Thursday, June 02, 2011

Monterrey Falling

Tourism continues in Monterrey:
See Travel Plus Wine
I have written several posts about the growing violence in northern Mexico, particularly in Juarez and areas near my former home in the Rio Grande Valley. A friend from the Valley recently shared an important if frightening  report about the growing violence in Monterrey, a prosperous city that is increasingly controlled by the Zetas. The analysis -- entitled If Monterrey Falls, Mexico Falls -- describes the vastly increased spatial scale of Zetas operations, and the threat posed to Mexico as a whole. At the title implies, a situation is rapidly developing in northeast Mexico that approaches an insurgent-state condition.

The immediate cause of the turmoil, of course, is the ruthless criminality of the Zetas themselves, but damage they do is made possible by several underlying factors.
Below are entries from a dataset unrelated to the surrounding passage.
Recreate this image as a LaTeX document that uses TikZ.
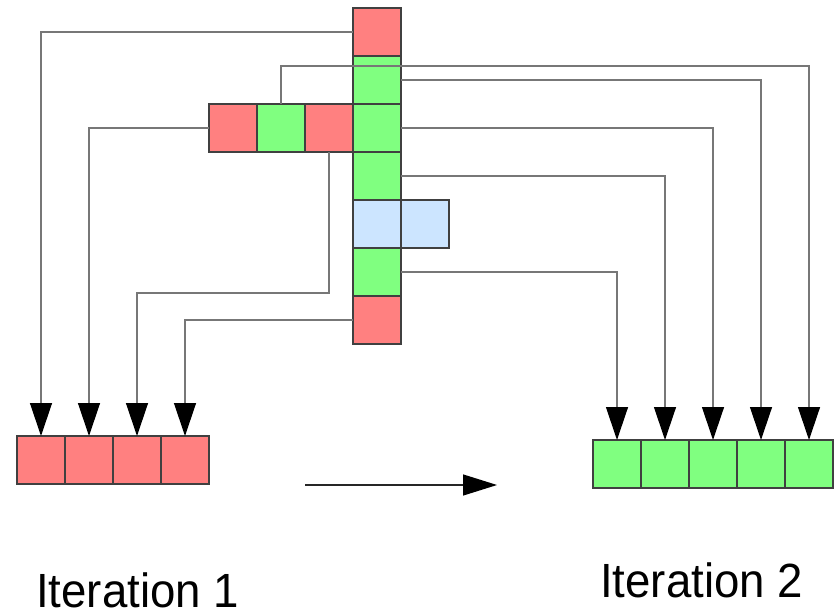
\documentclass[tikz,border=0pt]{standalone}
\usepackage{fontspec}
\setmainfont{Liberation Sans}
\usetikzlibrary{arrows.meta}
\definecolor{cred}{HTML}{FF8080}
\definecolor{cgreen}{HTML}{80FF80}
\definecolor{cblue}{HTML}{CCE5FF}
\definecolor{lin}{HTML}{777777}
\begin{document}
\begin{tikzpicture}[x=1pt,y=-1pt,
  cell/.style={draw=black!75,line width=1.1pt,minimum size=48pt,inner sep=0pt,outer sep=0pt},
  rc/.style={cell,fill=cred},
  gc/.style={cell,fill=cgreen},
  bc/.style={cell,fill=cblue},
  conn/.style={draw=lin,line width=1.3pt,-{Triangle[length=33pt,width=22pt,color=black]}},
  lbl/.style={font=\fontsize{48}{52}\selectfont,inner sep=0pt,anchor=base west,xscale=0.95}]
\useasboundingbox (0,0) rectangle (837,612);
% vertical column
\node[rc] (c1) at (377,32) {};
\node[gc] (c2) at (377,80) {};
\node[gc] (c3) at (377,128) {};
\node[gc] (c4) at (377,176) {};
\node[bc] (c5) at (377,224) {};
\node[bc] (b2) at (425,224) {};
\node[gc] (c6) at (377,272) {};
\node[rc] (c7) at (377,320) {};
% horizontal row
\node[rc] (h1) at (233,128) {};
\node[gc] (h2) at (281,128) {};
\node[rc] (h3) at (329,128) {};
% bottom left
\node[rc] (L1) at (41,460) {};
\node[rc] (L2) at (89,460) {};
\node[rc] (L3) at (137,460) {};
\node[rc] (L4) at (185,460) {};
% bottom right
\node[gc] (R1) at (617,464) {};
\node[gc] (R2) at (665,464) {};
\node[gc] (R3) at (713,464) {};
\node[gc] (R4) at (761,464) {};
\node[gc] (R5) at (809,464) {};
% connectors
\draw[conn] (c1.west) -| (L1.north);
\draw[conn] (h1.west) -| (L2.north);
\draw[conn] (h3.south) -- (329,293) -| (L3.north);
\draw[conn] (c7.west) -| (L4.north);
\draw[conn] (h2.north) -- (281,66) -| (R5.north);
\draw[conn] (c2.east) -| (R4.north);
\draw[conn] (c3.east) -| (R3.north);
\draw[conn] (c4.east) -| (R2.north);
\draw[conn] (c6.east) -| (R1.north);
% main arrow
\coordinate (a0) at (305,485);
\coordinate (a1) at (497,485);
\draw[draw=black!85,line width=1.3pt,-{Triangle[length=34pt,width=21pt,color=black]}] (a0) -- (a1);
% labels
\node[lbl] (t1) at (36,607) {Iteration 1};
\node[lbl] (t2) at (600,597) {Iteration 2};
\end{tikzpicture}
\end{document}
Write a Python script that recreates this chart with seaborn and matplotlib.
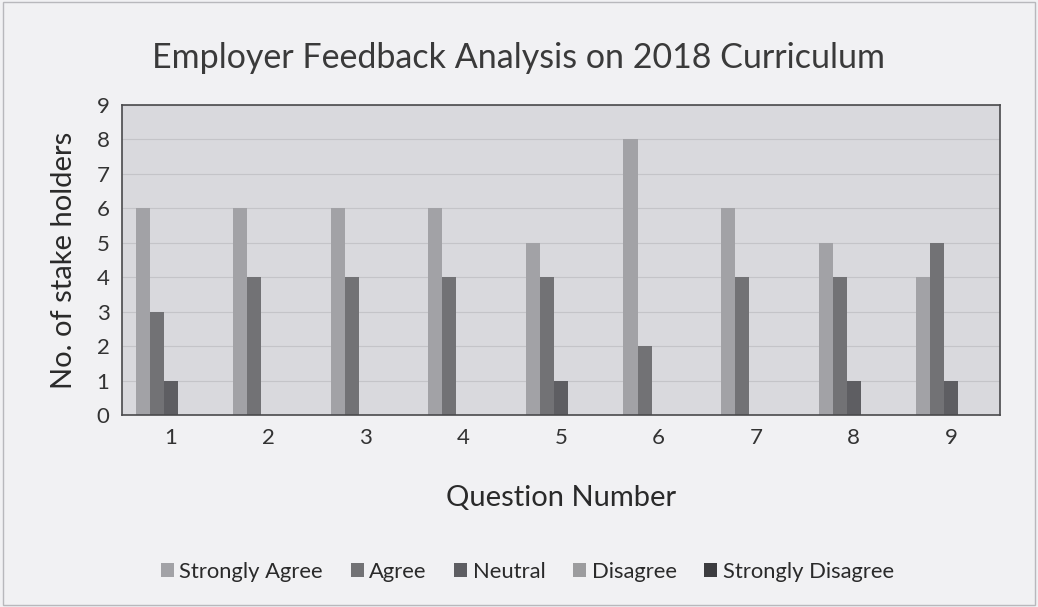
import matplotlib
matplotlib.use("Agg")
import matplotlib.pyplot as plt
import numpy as np
import pandas as pd
import seaborn as sns

questions = ['1', '2', '3', '4', '5', '6', '7', '8', '9']
responses = ['Strongly Agree', 'Agree', 'Neutral', 'Disagree', 'Strongly Disagree']
strongly_agree = [6, 6, 6, 6, 5, 8, 6, 5, 4]
agree = [3, 4, 4, 4, 4, 2, 4, 4, 5]
neutral = [1, 0, 0, 0, 1, 0, 0, 1, 1]
disagree = [0, 0, 0, 0, 0, 0, 0, 0, 0]
strongly_disagree = [0, 0, 0, 0, 0, 0, 0, 0, 0]
colors = ['#a2a2a6', '#727275', '#5e5e62', '#9c9c9e', '#3c3c3f']

rows = []
for resp, vals in zip(responses, [strongly_agree, agree, neutral, disagree, strongly_disagree]):
    for q, v in zip(questions, vals):
        rows.append({'Question': q, 'Response': resp, 'Count': v})
df = pd.DataFrame(rows)

sns.set_style('white')
plt.rcParams['font.family'] = ['Lato', 'DejaVu Sans']

fig = plt.figure(figsize=(10.38, 6.07), dpi=100, facecolor='#f1f1f3')
ax = fig.add_axes([0.1175, 0.316, 0.846, 0.511])
ax.set_facecolor('#d9d9dd')

sns.barplot(data=df, x='Question', y='Count', hue='Response', hue_order=responses,
            palette=colors, width=0.72, ax=ax, legend=True, saturation=1, linewidth=0)

ax.set_ylim(0, 9)
ax.set_yticks(range(0, 10))
ax.yaxis.grid(True, color='#c4c4c8', linewidth=0.8)
ax.set_axisbelow(True)
for s in ax.spines.values():
    s.set_color('#4a4a4c')
    s.set_linewidth(1.2)
ax.tick_params(axis='both', labelsize=16, colors='#333333', length=0, pad=9)
ax.set_xlabel('Question Number', fontsize=21, color='#2a2a2a', labelpad=27)
ax.set_ylabel('No. of stake holders', fontsize=21, color='#2a2a2a', labelpad=14)
fig.suptitle('Employer Feedback Analysis on 2018 Curriculum', fontsize=24.5,
             color='#3a3a3a', y=0.93)

handles, labels = ax.get_legend_handles_labels()
ax.get_legend().remove()
fig.legend(handles, labels, loc='center', bbox_to_anchor=(0.508, 0.058), ncol=5,
           frameon=False, fontsize=15.8, handlelength=0.6, handleheight=0.6,
           handletextpad=0.25, columnspacing=1.25, labelcolor='#2a2a2a')

fig.patches.append(plt.Rectangle((0.003, 0.003), 0.994, 0.994, transform=fig.transFigure,
                                 fill=False, edgecolor='#b8b8bc', linewidth=1))
fig.savefig('out.png', dpi=100, facecolor=fig.get_facecolor())
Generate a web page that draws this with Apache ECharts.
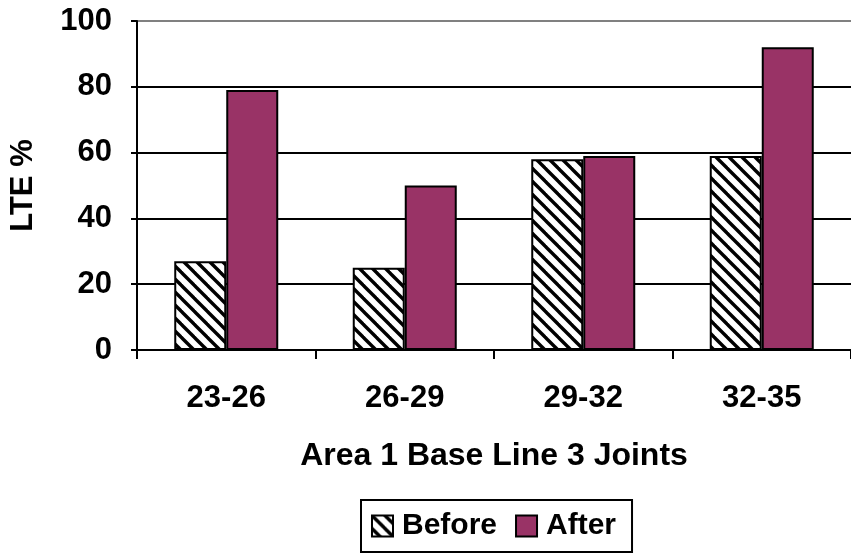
<!DOCTYPE html>
<html>
<head>
<meta charset="utf-8">
<script src="https://cdn.jsdelivr.net/npm/echarts@6/dist/echarts.min.js"></script>
<style>
  html, body { margin: 0; padding: 0; background: #fff; }
  #chart { width: 851px; height: 553px; }
</style>
</head>
<body>
<div id="chart"></div>
<script>
// Joint ranges along base line 3, area 1
const categories = ['23-26', '26-29', '29-32', '32-35'];
// Load transfer efficiency (%) before and after
const beforeValues = [27, 25, 58, 59];
const afterValues = [79, 50, 59, 92];
const yTicks = [0, 20, 40, 60, 80, 100];

// Diagonal hatch fill for the "Before" bars
function makeHatch() {
  const s = 13;
  const c = document.createElement('canvas');
  c.width = s; c.height = s;
  const ctx = c.getContext('2d');
  ctx.fillStyle = '#fff';
  ctx.fillRect(0, 0, s, s);
  ctx.strokeStyle = '#000';
  ctx.lineWidth = 3.4;
  for (const off of [-s, 0, s]) {
    ctx.beginPath();
    ctx.moveTo(off - 2, -2);
    ctx.lineTo(off + s + 2, s + 2);
    ctx.stroke();
  }
  return c;
}

const font = '"Liberation Sans", Arial, sans-serif';
const chart = echarts.init(document.getElementById('chart'), null, { renderer: 'canvas' });

chart.setOption({
  animation: false,
  backgroundColor: '#fff',
  textStyle: { fontFamily: font, fontWeight: 'bold', color: '#000' },
  grid: { left: 136, right: -9, top: 21, bottom: 203, containLabel: false },
  legend: {
    bottom: 1,
    left: 361,
    icon: 'rect',
    itemWidth: 21,
    itemHeight: 21,
    itemGap: 18,
    padding: [11, 16, 11, 10],
    borderColor: '#000',
    borderWidth: 2,
    textStyle: { fontFamily: font, fontWeight: 'bold', fontSize: 30, color: '#000', padding: [0, 0, 0, 4] },
    data: ['Before', 'After']
  },
  xAxis: {
    type: 'category',
    data: categories,
    name: 'Area 1 Base Line 3 Joints',
    nameLocation: 'middle',
    nameGap: 90,
    nameTextStyle: { fontFamily: font, fontWeight: 'bold', fontSize: 32, color: '#000' },
    axisLine: { lineStyle: { color: '#000', width: 2 } },
    axisTick: { show: true, length: 9, lineStyle: { color: '#000', width: 2 } },
    axisLabel: { margin: 33, fontFamily: font, fontWeight: 'bold', fontSize: 31, color: '#000' }
  },
  yAxis: {
    type: 'value',
    min: yTicks[0],
    max: yTicks[yTicks.length - 1],
    interval: 20,
    name: 'LTE %',
    nameLocation: 'middle',
    nameGap: 98,
    nameTextStyle: { fontFamily: font, fontWeight: 'bold', fontSize: 31, color: '#000' },
    axisLine: { show: true, lineStyle: { color: '#000', width: 2 } },
    axisTick: { show: true, length: 6, lineStyle: { color: '#000', width: 2 } },
    axisLabel: { margin: 25, fontFamily: font, fontWeight: 'bold', fontSize: 31, color: '#000' },
    splitLine: { show: true, lineStyle: { color: ['#000', '#000', '#000', '#000', '#000', '#808080'], width: 2 } }
  },
  series: [
    {
      name: 'Before',
      type: 'bar',
      data: beforeValues,
      barWidth: 52,
      barGap: '0%',
      itemStyle: { color: { image: makeHatch(), repeat: 'repeat' }, borderColor: '#000', borderWidth: 2 }
    },
    {
      name: 'After',
      type: 'bar',
      data: afterValues,
      barWidth: 52,
      barGap: '0%',
      itemStyle: { color: '#993366', borderColor: '#000', borderWidth: 2 }
    }
  ]
});
</script>
</body>
</html>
The incredible profits generated by U.S. demand for illicit drugs -- even marijuana -- has funded the rise of the Zetas. They readily obtain weapons from poorly regulated gun sales in the United States and more recently from the military-grade weapons with which we flooded Central America in the 1980s and 1990s.

Perhaps more important than either of these factors, though, is the huge income gap in Monterrey. While a few live in walled palaces and commute by helicopter, many work in factories for $5.25 a day. The low wages contribute to huge profits for maquila owners while providing those of us in the United States cheap access to a variety of consumer goods.